Mother: Sandra Allen

I love working with my daughter because … of love. "She really loves me and I can feel it."

She taught me … to text. "Because I wasn't going to do it! But then she stopped answering the phone. So she forced me to text. That was just something I had to learn and she kind of pushed me into it."

Our bonding activity: "Outings and conversation. Because we can have good conversation, until I get tired."

Workplace grievance: "Missy has a messy desk situation. … She hoards papers and notes."

A mother means to me: "A blessing. You need to have that support system and to just see yourself in someone else. I have two daughters that I see myself in, and to me they are just beautiful people. I did spend a lot of time raising my kids, so I did put time into them. Then you try to formulate yourself and your beliefs into them."

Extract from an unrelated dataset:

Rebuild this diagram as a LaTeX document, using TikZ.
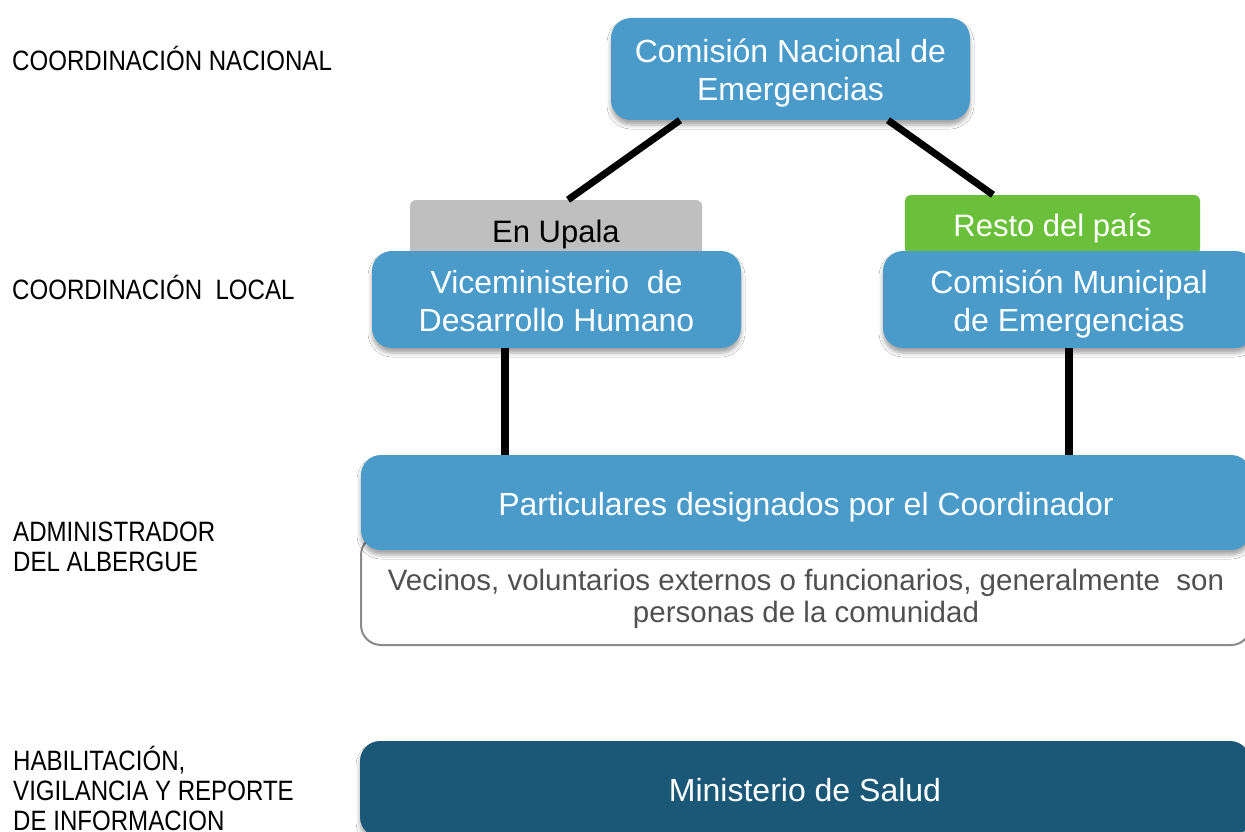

Daughter: M. 'Missy' Lewis

I love working with my mom because … I can be me. "Whether she likes things or not, she just says, 'OK, that's Missy. Let her do her thing.' She will have her opinion, but it is still not trying to steer me away from me."

She taught me … organization. "I need organization to my busyness."

Workplace grievance: "She likes to touch my messiness. Don't move it. Don't touch it. If she moves it, then I am really lost."

A daughter means to me: "I've always thought that I have proven myself growing up and doing all the things that can make her proud. My decisions are based on being a good daughter."

The ultimate Mother's Day gift: "I feel like I am giving her what I wished for, which is to grow older and say she was able to do something that she really wanted to do through her daughter. And not feel like she could have never achieved it. Sometimes people have dreams and aspirations, but without family support, it doesn't happen."